-- begin DATA EXCERPT --

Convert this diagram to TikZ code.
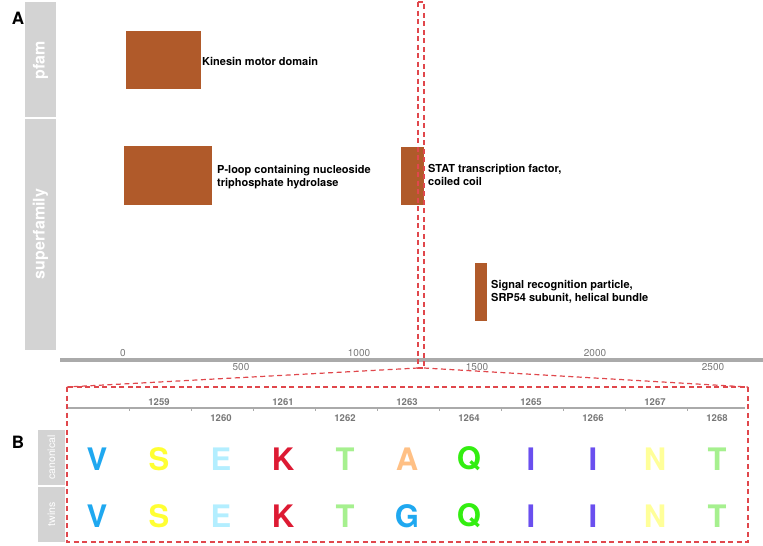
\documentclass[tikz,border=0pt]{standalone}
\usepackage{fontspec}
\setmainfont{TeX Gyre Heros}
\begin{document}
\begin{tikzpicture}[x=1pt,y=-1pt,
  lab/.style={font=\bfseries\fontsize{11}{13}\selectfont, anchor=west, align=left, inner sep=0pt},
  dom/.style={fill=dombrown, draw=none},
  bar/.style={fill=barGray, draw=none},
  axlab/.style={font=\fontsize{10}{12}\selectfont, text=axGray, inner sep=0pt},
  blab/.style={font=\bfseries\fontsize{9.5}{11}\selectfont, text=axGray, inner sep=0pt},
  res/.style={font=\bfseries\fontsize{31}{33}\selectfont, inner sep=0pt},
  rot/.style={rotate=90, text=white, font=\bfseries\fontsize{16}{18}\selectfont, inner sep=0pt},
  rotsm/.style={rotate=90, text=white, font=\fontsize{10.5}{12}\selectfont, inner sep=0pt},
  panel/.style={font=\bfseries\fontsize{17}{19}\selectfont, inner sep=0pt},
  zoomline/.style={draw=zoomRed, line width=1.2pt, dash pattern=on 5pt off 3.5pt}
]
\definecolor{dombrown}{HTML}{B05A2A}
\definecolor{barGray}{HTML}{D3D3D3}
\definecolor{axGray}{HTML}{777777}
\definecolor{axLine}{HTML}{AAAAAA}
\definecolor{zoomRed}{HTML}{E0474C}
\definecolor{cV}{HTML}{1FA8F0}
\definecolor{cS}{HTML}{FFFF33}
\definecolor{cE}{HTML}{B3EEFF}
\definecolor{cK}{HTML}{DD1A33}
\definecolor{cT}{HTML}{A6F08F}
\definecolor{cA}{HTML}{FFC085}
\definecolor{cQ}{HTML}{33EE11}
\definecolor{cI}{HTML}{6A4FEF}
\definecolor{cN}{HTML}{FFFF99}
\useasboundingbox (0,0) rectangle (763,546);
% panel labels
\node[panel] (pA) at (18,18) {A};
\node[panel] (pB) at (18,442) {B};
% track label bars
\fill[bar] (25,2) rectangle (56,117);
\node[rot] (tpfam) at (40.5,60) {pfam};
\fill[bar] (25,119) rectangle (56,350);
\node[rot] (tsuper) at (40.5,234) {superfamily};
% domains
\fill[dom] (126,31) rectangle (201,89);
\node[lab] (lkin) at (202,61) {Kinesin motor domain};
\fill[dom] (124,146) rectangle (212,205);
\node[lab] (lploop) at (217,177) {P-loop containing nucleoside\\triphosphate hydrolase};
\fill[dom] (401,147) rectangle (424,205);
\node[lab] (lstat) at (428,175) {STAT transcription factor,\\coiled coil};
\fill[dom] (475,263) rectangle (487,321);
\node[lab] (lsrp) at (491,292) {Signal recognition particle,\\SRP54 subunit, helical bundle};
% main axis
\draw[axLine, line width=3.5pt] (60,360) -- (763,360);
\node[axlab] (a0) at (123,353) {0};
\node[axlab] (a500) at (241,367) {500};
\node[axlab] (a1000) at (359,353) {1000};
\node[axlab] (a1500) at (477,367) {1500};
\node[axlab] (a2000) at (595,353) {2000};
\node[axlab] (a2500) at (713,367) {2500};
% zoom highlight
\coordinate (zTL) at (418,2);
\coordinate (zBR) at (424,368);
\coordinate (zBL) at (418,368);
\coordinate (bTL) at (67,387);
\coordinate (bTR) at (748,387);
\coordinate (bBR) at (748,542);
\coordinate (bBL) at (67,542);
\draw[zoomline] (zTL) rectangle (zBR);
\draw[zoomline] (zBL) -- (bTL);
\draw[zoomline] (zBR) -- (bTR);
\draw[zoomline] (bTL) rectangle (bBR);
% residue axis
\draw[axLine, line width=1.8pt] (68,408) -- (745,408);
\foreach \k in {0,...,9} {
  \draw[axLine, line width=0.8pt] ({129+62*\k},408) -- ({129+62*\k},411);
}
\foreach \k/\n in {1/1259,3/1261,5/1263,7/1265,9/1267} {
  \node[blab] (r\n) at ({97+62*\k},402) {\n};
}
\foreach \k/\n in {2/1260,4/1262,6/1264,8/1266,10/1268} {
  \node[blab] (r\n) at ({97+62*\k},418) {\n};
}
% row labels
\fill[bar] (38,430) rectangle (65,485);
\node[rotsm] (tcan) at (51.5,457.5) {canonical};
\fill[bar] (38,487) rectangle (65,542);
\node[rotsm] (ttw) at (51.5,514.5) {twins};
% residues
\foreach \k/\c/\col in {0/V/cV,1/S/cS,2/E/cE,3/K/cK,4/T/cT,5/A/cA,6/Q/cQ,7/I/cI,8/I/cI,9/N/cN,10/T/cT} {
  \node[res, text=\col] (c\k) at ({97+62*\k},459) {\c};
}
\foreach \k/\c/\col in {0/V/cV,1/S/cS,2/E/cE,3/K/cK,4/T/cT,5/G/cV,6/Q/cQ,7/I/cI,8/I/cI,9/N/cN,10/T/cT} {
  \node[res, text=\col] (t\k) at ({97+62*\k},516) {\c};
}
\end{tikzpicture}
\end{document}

-- end DATA EXCERPT --

PROBLEM REQUIREMENTS:
Give every line back word for word and leave the pictures out.

ANSWER TO THE TASK:
Convert this diagram to TikZ code.
\documentclass[tikz,border=0pt]{standalone}
\usepackage{fontspec}
\setmainfont{TeX Gyre Heros}
\begin{document}
\begin{tikzpicture}[x=1pt,y=-1pt,
  lab/.style={font=\bfseries\fontsize{11}{13}\selectfont, anchor=west, align=left, inner sep=0pt},
  dom/.style={fill=dombrown, draw=none},
  bar/.style={fill=barGray, draw=none},
  axlab/.style={font=\fontsize{10}{12}\selectfont, text=axGray, inner sep=0pt},
  blab/.style={font=\bfseries\fontsize{9.5}{11}\selectfont, text=axGray, inner sep=0pt},
  res/.style={font=\bfseries\fontsize{31}{33}\selectfont, inner sep=0pt},
  rot/.style={rotate=90, text=white, font=\bfseries\fontsize{16}{18}\selectfont, inner sep=0pt},
  rotsm/.style={rotate=90, text=white, font=\fontsize{10.5}{12}\selectfont, inner sep=0pt},
  panel/.style={font=\bfseries\fontsize{17}{19}\selectfont, inner sep=0pt},
  zoomline/.style={draw=zoomRed, line width=1.2pt, dash pattern=on 5pt off 3.5pt}
]
\definecolor{dombrown}{HTML}{B05A2A}
\definecolor{barGray}{HTML}{D3D3D3}
\definecolor{axGray}{HTML}{777777}
\definecolor{axLine}{HTML}{AAAAAA}
\definecolor{zoomRed}{HTML}{E0474C}
\definecolor{cV}{HTML}{1FA8F0}
\definecolor{cS}{HTML}{FFFF33}
\definecolor{cE}{HTML}{B3EEFF}
\definecolor{cK}{HTML}{DD1A33}
\definecolor{cT}{HTML}{A6F08F}
\definecolor{cA}{HTML}{FFC085}
\definecolor{cQ}{HTML}{33EE11}
\definecolor{cI}{HTML}{6A4FEF}
\definecolor{cN}{HTML}{FFFF99}
\useasboundingbox (0,0) rectangle (763,546);
% panel labels
\node[panel] (pA) at (18,18) {A};
\node[panel] (pB) at (18,442) {B};
% track label bars
\fill[bar] (25,2) rectangle (56,117);
\node[rot] (tpfam) at (40.5,60) {pfam};
\fill[bar] (25,119) rectangle (56,350);
\node[rot] (tsuper) at (40.5,234) {superfamily};
% domains
\fill[dom] (126,31) rectangle (201,89);
\node[lab] (lkin) at (202,61) {Kinesin motor domain};
\fill[dom] (124,146) rectangle (212,205);
\node[lab] (lploop) at (217,177) {P-loop containing nucleoside\\triphosphate hydrolase};
\fill[dom] (401,147) rectangle (424,205);
\node[lab] (lstat) at (428,175) {STAT transcription factor,\\coiled coil};
\fill[dom] (475,263) rectangle (487,321);
\node[lab] (lsrp) at (491,292) {Signal recognition particle,\\SRP54 subunit, helical bundle};
% main axis
\draw[axLine, line width=3.5pt] (60,360) -- (763,360);
\node[axlab] (a0) at (123,353) {0};
\node[axlab] (a500) at (241,367) {500};
\node[axlab] (a1000) at (359,353) {1000};
\node[axlab] (a1500) at (477,367) {1500};
\node[axlab] (a2000) at (595,353) {2000};
\node[axlab] (a2500) at (713,367) {2500};
% zoom highlight
\coordinate (zTL) at (418,2);
\coordinate (zBR) at (424,368);
\coordinate (zBL) at (418,368);
\coordinate (bTL) at (67,387);
\coordinate (bTR) at (748,387);
\coordinate (bBR) at (748,542);
\coordinate (bBL) at (67,542);
\draw[zoomline] (zTL) rectangle (zBR);
\draw[zoomline] (zBL) -- (bTL);
\draw[zoomline] (zBR) -- (bTR);
\draw[zoomline] (bTL) rectangle (bBR);
% residue axis
\draw[axLine, line width=1.8pt] (68,408) -- (745,408);
\foreach \k in {0,...,9} {
  \draw[axLine, line width=0.8pt] ({129+62*\k},408) -- ({129+62*\k},411);
}
\foreach \k/\n in {1/1259,3/1261,5/1263,7/1265,9/1267} {
  \node[blab] (r\n) at ({97+62*\k},402) {\n};
}
\foreach \k/\n in {2/1260,4/1262,6/1264,8/1266,10/1268} {
  \node[blab] (r\n) at ({97+62*\k},418) {\n};
}
% row labels
\fill[bar] (38,430) rectangle (65,485);
\node[rotsm] (tcan) at (51.5,457.5) {canonical};
\fill[bar] (38,487) rectangle (65,542);
\node[rotsm] (ttw) at (51.5,514.5) {twins};
% residues
\foreach \k/\c/\col in {0/V/cV,1/S/cS,2/E/cE,3/K/cK,4/T/cT,5/A/cA,6/Q/cQ,7/I/cI,8/I/cI,9/N/cN,10/T/cT} {
  \node[res, text=\col] (c\k) at ({97+62*\k},459) {\c};
}
\foreach \k/\c/\col in {0/V/cV,1/S/cS,2/E/cE,3/K/cK,4/T/cT,5/G/cV,6/Q/cQ,7/I/cI,8/I/cI,9/N/cN,10/T/cT} {
  \node[res, text=\col] (t\k) at ({97+62*\k},516) {\c};
}
\end{tikzpicture}
\end{document}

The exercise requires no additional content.